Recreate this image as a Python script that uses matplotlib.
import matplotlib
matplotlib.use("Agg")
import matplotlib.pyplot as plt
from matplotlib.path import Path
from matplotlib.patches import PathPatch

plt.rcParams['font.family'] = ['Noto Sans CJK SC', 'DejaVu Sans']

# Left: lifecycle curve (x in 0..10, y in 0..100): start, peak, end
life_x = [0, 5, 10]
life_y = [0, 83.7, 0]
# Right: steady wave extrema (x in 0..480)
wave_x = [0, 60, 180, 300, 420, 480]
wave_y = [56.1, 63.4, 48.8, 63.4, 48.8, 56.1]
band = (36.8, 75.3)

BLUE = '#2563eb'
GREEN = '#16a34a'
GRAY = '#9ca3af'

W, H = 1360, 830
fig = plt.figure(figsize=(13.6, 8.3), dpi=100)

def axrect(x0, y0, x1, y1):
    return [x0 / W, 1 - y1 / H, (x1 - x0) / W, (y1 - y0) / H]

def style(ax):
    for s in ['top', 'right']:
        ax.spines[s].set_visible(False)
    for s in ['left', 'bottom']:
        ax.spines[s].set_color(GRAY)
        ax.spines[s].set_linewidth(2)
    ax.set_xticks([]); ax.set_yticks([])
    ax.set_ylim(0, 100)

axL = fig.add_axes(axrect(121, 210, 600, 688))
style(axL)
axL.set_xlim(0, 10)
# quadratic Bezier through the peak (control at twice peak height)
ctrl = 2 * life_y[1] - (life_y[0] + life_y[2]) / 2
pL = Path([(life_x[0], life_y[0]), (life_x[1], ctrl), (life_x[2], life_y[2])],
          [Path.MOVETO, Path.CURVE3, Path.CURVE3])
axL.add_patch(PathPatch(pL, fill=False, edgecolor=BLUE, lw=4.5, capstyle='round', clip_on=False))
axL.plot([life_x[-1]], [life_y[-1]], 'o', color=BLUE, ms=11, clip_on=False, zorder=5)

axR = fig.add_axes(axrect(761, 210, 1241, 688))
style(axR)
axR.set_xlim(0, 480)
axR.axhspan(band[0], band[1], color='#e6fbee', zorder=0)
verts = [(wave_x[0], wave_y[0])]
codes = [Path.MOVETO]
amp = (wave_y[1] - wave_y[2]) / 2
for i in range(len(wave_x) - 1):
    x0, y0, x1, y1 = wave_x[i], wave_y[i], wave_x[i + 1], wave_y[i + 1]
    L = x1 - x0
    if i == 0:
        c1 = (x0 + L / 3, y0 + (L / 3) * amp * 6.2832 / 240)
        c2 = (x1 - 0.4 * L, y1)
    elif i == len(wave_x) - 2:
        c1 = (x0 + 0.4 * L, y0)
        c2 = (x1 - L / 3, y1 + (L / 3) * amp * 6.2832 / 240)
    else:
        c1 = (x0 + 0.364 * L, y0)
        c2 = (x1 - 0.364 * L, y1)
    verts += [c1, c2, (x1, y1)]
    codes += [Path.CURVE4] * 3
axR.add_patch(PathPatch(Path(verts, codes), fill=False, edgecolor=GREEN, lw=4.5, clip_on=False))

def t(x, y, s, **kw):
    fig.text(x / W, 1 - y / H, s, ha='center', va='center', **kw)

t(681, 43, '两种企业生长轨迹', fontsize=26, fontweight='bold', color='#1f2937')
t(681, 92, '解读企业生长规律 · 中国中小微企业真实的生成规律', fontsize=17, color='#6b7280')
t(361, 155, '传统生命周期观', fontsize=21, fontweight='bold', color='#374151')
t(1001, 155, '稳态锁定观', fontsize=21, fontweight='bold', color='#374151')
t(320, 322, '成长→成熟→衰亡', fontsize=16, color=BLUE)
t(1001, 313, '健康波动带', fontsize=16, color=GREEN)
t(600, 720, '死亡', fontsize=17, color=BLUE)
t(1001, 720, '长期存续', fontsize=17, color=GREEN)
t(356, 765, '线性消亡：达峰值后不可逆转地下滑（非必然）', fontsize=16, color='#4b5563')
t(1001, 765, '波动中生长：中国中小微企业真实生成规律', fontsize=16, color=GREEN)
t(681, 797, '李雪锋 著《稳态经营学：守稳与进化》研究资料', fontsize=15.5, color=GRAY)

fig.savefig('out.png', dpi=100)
***
Aim of the exercise:
Identify each line containing the string "matplotlib" and copy it out.

Exercise response:
Recreate this image as a Python script that uses matplotlib.
import matplotlib
matplotlib.use("Agg")
import matplotlib.pyplot as plt
from matplotlib.path import Path
from matplotlib.patches import PathPatch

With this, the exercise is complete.